In short, painting a “biblical” picture of hell is no easy task. The Bible doesn’t lay out a uniform theology of judgment. It’s not as though God gathered all the human authors of Scripture for a preproduction meeting and said, “Let’s get on the same page here. Make sure each of you include the following three key points about hell…”

That’s because the Bible is a human book—or rather, a collection of human books. I happen to think it’s also inspired. But we have a tendency to talk about divine inspiration at the expense of the Bible’s humanity. And it’s time we restored the balance.

This, I think, is the real issue. This is why reading the Bible—really reading it—for the first time messes with your head. It’s not so much a “liberal” vs. “conservative” thing. It’s a “turning the Bible into something it’s not” thing.

I grew up thinking of the Bible as more or less something that fell from the sky—neatly packaged, never contradicting itself, containing all the answers. And it just isn’t that kind of book.

Instead, it’s exactly what you’d expect a collection of books compiled over several centuries to be. It’s messy. It’s diverse. Sometimes it’s poetry. Sometimes it’s narrative. Sometimes it’s a literary genre for which we don’t have a modern-day comparison. It’s dialogical. It’s not a monologue from God. It’s a two-way (and in some cases multidirectional) conversation.

Sometimes, that makes coming up with clear-cut answers, well… difficult.

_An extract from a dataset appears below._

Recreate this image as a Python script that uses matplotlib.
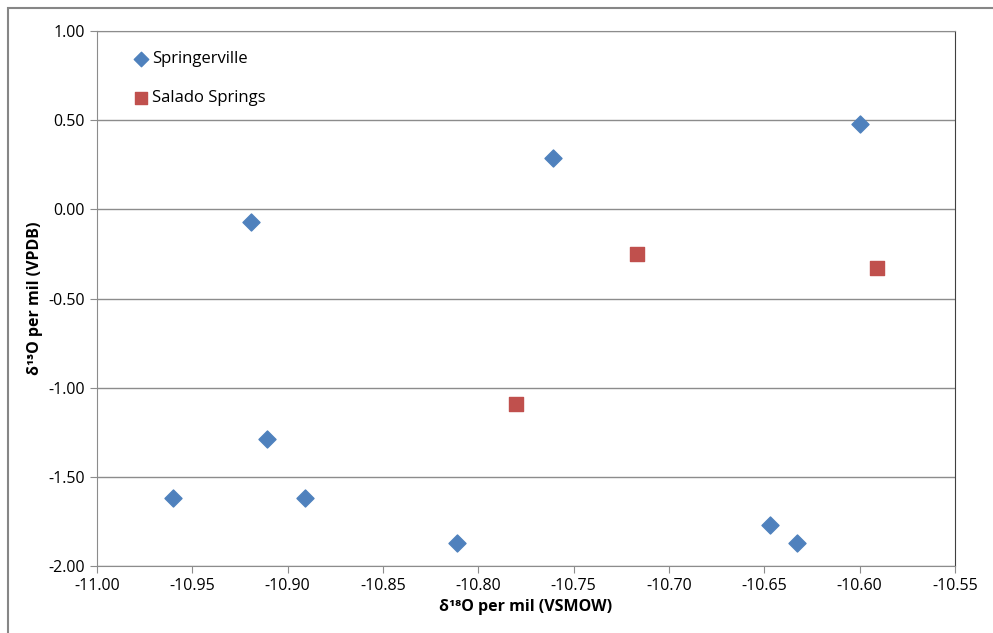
import matplotlib
matplotlib.use("Agg")
import matplotlib.pyplot as plt
from matplotlib.patches import Rectangle

# data
spr_x = [-10.960, -10.919, -10.911, -10.891, -10.811, -10.761, -10.647, -10.633, -10.600]
spr_y = [-1.62, -0.07, -1.29, -1.62, -1.87, 0.29, -1.77, -1.87, 0.48]
sal_x = [-10.780, -10.717, -10.591]
sal_y = [-1.09, -0.25, -0.33]

x_ticks = [-11.00, -10.95, -10.90, -10.85, -10.80, -10.75, -10.70, -10.65, -10.60, -10.55]
y_ticks = [1.00, 0.50, 0.00, -0.50, -1.00, -1.50, -2.00]

plt.rcParams['font.family'] = ['Open Sans', 'DejaVu Sans']

fig = plt.figure(figsize=(9.93, 6.33), dpi=100)
ax = fig.add_axes([0.0977, 0.1058, 0.8640, 0.8452])

# outer chart frame
fig.patches.append(Rectangle((0.008, -0.01), 0.995, 0.997, transform=fig.transFigure,
                             fill=False, edgecolor='#868686', linewidth=1.5))

ax.scatter(spr_x, spr_y, marker='D', s=75, color='#4F81BD', label='Springerville', zorder=3)
ax.scatter(sal_x, sal_y, marker='s', s=110, color='#C0504D', label='Salado Springs', zorder=3)

ax.set_xlim(-11.00, -10.55)
ax.set_ylim(-2.00, 1.00)
ax.set_xticks(x_ticks)
ax.set_yticks(y_ticks)
ax.set_xticklabels([f"{v:.2f}" for v in x_ticks], fontsize=11.5)
ax.set_yticklabels([f"{v:.2f}" for v in y_ticks], fontsize=11.5)

ax.grid(axis='y', color='#8c8c8c', linewidth=1)
ax.set_axisbelow(True)
ax.tick_params(axis='y', length=5, color='#8c8c8c', direction='out')
ax.tick_params(axis='x', length=5, color='#8c8c8c', direction='out')

for side in ['left', 'bottom', 'top']:
    ax.spines[side].set_color('#8c8c8c')
ax.spines['right'].set_color('#404040')

ax.set_xlabel("δ¹⁸O per mil (VSMOW)", fontsize=11.5, fontweight='bold', labelpad=4)
ax.set_ylabel("δ¹³O per mil (VPDB)", fontsize=11.5, fontweight='bold', labelpad=4)

ax.legend(loc='upper left', frameon=False, fontsize=12, handletextpad=0.15,
          handlelength=1.0, borderpad=0, borderaxespad=0, labelspacing=1.38,
          markerscale=0.85, bbox_to_anchor=(0.042, 0.962))

fig.savefig("out.png", dpi=100)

We try to make the Bible give us a straightforward picture of hell, and instead it gives us three different terms—each with a distinct meaning.

We try to draw a clear-cut sexual ethic from Scripture—and we get David, the man who took at least seven wives and plenty more concubines and STILL managed to be called a man after God’s own heart.

We try to create a neatly harmonized account of Jesus, but the Gospels stubbornly resist our efforts to collapse four stories into one.

None of which is to dismiss or diminish the Bible. None of which is to reduce this discussion to the same tired old “liberal” vs. “conservative” polarization. I left fundamentalism a long time ago, but like Greg Carey, I still love Jesus and the church. I’ve devoted a good chunk of my career to sharing with others what he calls “the love and wonder we experience with the Bible.” I believe the Bible is a complicated book, but for me it’s a sacredly complicated book.

Reading the Bible holistically won’t necessarily turn you into a liberal. And that’s OK. But liberal or conservative, you might grow to appreciate that it’s not always a simple matter of “doing what the Bible says.” Like Carey concludes in his post, reading the Bible requires responsible interpretation.

And maybe a good dose of humility.

Related post: 6 observations on salvation, judgment, & hell after reading the New Testament

3 thoughts on “Will reading the Bible turn you into a liberal?

  1. You made some interesting points. I especially liked your take on hell. Yes, the Bible is, “complicated” and “intricate” and “sacred.” Simplistic it’s not. For those who see the Bible as simplistic it only reveals their lack of interest in analyzing it’s depth. My father, who was a Bible scholar, and, who had a brilliant mind, deemed the Bible to be the most complex book ever written.